「発達障害の分際で」と夫からモラハラ

ある発達障害の女性は高学歴で、以前に正社員として商社などでの勤務歴もあり、物事をロジカルに追究する能力の極めて高い人なのですが、家庭では夫に完全に服従していました。

お金の管理もぜんぶ夫がしていて、女性はお小遣いをもらうだけ。夫からは「お前なんか、発達障害の分際で」などと、ひどいモラハラ発言もありました。当初、女性はそんな境遇を特に不満なく受け入れていたのですが、あるとき、「こんな扱いはおかしい!」と気がついて、離婚を思い立ちました。今は、自立に向けて就職活動をしているところです。

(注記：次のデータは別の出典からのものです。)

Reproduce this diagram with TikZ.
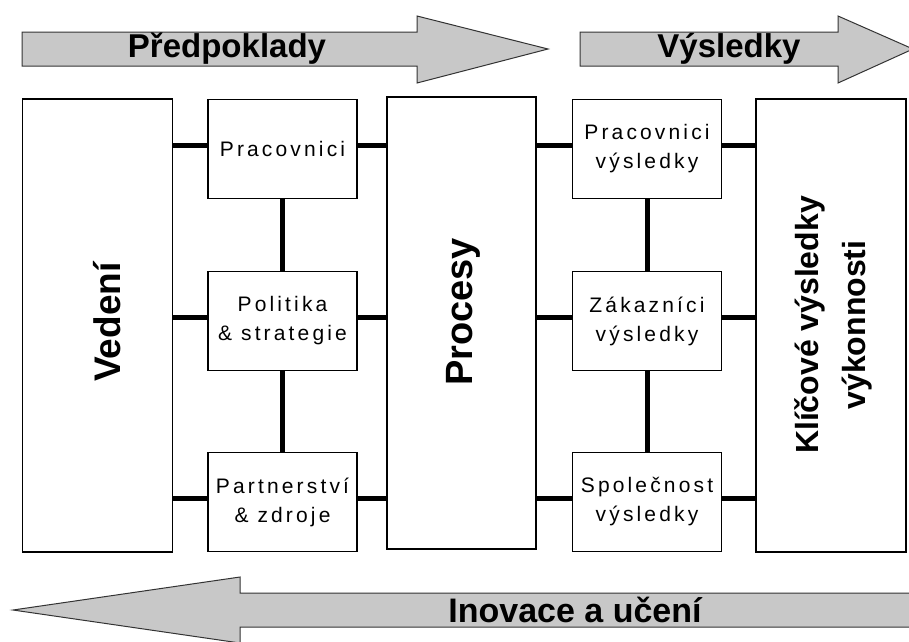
\documentclass[tikz,border=0pt]{standalone}
\usepackage{fontspec}
\setmainfont{Liberation Sans}
\newfontfamily\boxfont[LetterSpace=15]{Liberation Sans}
\usetikzlibrary{calc}

\definecolor{arrowgray}{RGB}{200,200,200}

\tikzset{
  box/.style={draw=black,line width=1.5pt,fill=white,inner sep=0pt},
  smallbox/.style={box,minimum width=149pt,minimum height=99pt,align=center,
    font=\boxfont\fontsize{21}{29}\selectfont},
  bigbox/.style={box,minimum width=150pt,minimum height=453pt},
  conn/.style={line width=5pt},
  bigarrow/.style={draw=black!80,line width=1pt,fill=arrowgray,line join=miter},
  arrowtext/.style={font=\bfseries\fontsize{33}{36}\selectfont},
  bigtext/.style={rotate=90,font=\bfseries\fontsize{37}{46}\selectfont,align=center}
}

\begin{document}
\begin{tikzpicture}[x=1pt,y=-1pt]
  \useasboundingbox (0,0) rectangle (909,641);
  \clip (0,0) rectangle (909,641);

  \draw[bigarrow] (22,32) -- (417,32) -- (417,16) -- (548,49) -- (417,83)
    -- (417,66) -- (22,66) -- cycle;
  \node[arrowtext] (predpoklady) at (227,49) {Předpoklady};
  \draw[bigarrow] (580,32) -- (838,32) -- (838,16) -- (913,49) -- (838,83)
    -- (838,66) -- (580,66) -- cycle;
  \node[arrowtext] (vysledky) at (729,49) {Výsledky};
  \draw[bigarrow] (915,593) -- (240,593) -- (240,577) -- (13,610) -- (240,643)
    -- (240,627) -- (915,627) -- cycle;
  \node[arrowtext,font=\bfseries\fontsize{34}{36}\selectfont] (inovace) at (575,610)
    {Inovace a učení};

  \node[bigbox] (vedeni) at (97.5,325.5) {};
  \node[bigbox,minimum width=149pt,minimum height=452pt] (procesy) at (461.5,323) {};
  \node[bigbox] (klicove) at (831,325.5) {};

  \node[smallbox] (pracovnici) at (282.5,149) {Pracovnici};
  \node[smallbox] (politika) at (282.5,321) {Politika\\\& strategie};
  \node[smallbox] (partnerstvi) at (282.5,502) {Partnerství\\\& zdroje};
  \node[smallbox] (pracvys) at (647,149) {Pracovnici\\výsledky};
  \node[smallbox] (zakaznici) at (647,321) {Zákazníci\\výsledky};
  \node[smallbox] (spolecnost) at (647,502) {Společnost\\výsledky};

  \node[bigtext] (vedenitext) at (107,322) {Vedení};
  \node[bigtext,font=\bfseries\fontsize{38}{46}\selectfont] (procesytext) at (463,312) {Procesy};
  \node[bigtext,font=\bfseries\fontsize{32}{47}\selectfont] (klicovetext) at (833,325)
    {Klíčové výsledky\\výkonnosti};

  \foreach \a/\b in {pracovnici/politika,politika/partnerstvi,
                     pracvys/zakaznici,zakaznici/spolecnost}
    \draw[conn] (\a.south) -- (\b.north);
  \foreach \l/\r in {pracovnici/pracvys,politika/zakaznici,partnerstvi/spolecnost} {
    \draw[conn] ($(vedeni.east |- \l.west)+(0,-4)$) -- ($(\l.west)+(0,-4)$);
    \draw[conn] ($(\l.east)+(0,-4)$) -- ($(procesy.west |- \l.east)+(0,-4)$);
    \draw[conn] ($(procesy.east |- \r.west)+(0,-4)$) -- ($(\r.west)+(0,-4)$);
    \draw[conn] ($(\r.east)+(0,-4)$) -- ($(klicove.west |- \r.east)+(0,-4)$);
  }
\end{tikzpicture}
\end{document}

興味深いのは、彼女が懸命に自立して働こうとしている姿を見て、夫の態度が変わり始めたことです。発達障害について理解をしたわけではなさそうですが、「働いて収入を家に入れてくれたら、それでいい」と考えているようで、夫婦関係が変化しつつあります。

理解を求めるよりも「どう暮らしていくか」

次はADHD(注意欠如多動性障害)の男性のケースです。

彼はADHDの治療薬を飲みながら金融関係の会社でしっかり働いているのですが、家では妻の話をきちんと聞こうとしませんでした。奥さんに頼まれたことをやりませんし、すると約束したことも忘れてしまうのです。しかも、お子さんにもADHDの疑いがあるため、奥さんとしてはたまりません。

長年の夫婦間の不和が高じて、妻は、「とても一緒にはやっていけない」ということで、今は別居をしています。しかし、離婚するという話には進展しませんでした。この夫婦は別居してからの方がお互いに協力できるようになり、ひんぱんに会っては子どもの治療や教育をどうしたらいいか相談を繰り返しています。

どちらのケースも、「相手の理解」を求めるより、「現実的にどう暮らしていくか」が問題となっている点が、共通しています。

理解のないパートナーと別れて自立する道を選ぶのか、理解してもらうのは諦めて、折り合いをつける道を選ぶのか。どちらの道が正解とは言えません。本人だけでなく、パートナーの考えや感情も変化していくものだからです。

「発達障害です」と打ち明けたほうがいいか

家族に対しては、発達障害の診断が下った時点で正確に打ち明けるべきです。それでは、職場ではどうするべきでしょう。「自分は発達障害だ」とカミングアウトしたほうがいいか?

結論から言うと、これはケースバイケースです。もちろん障害者雇用なら職場には告知されているわけで、具体的な症状や問題について積極的に話すべきですが、一般雇用の場合はどこまで話すか吟味する必要があります。もちろん、まったく話さないという選択肢もありえます。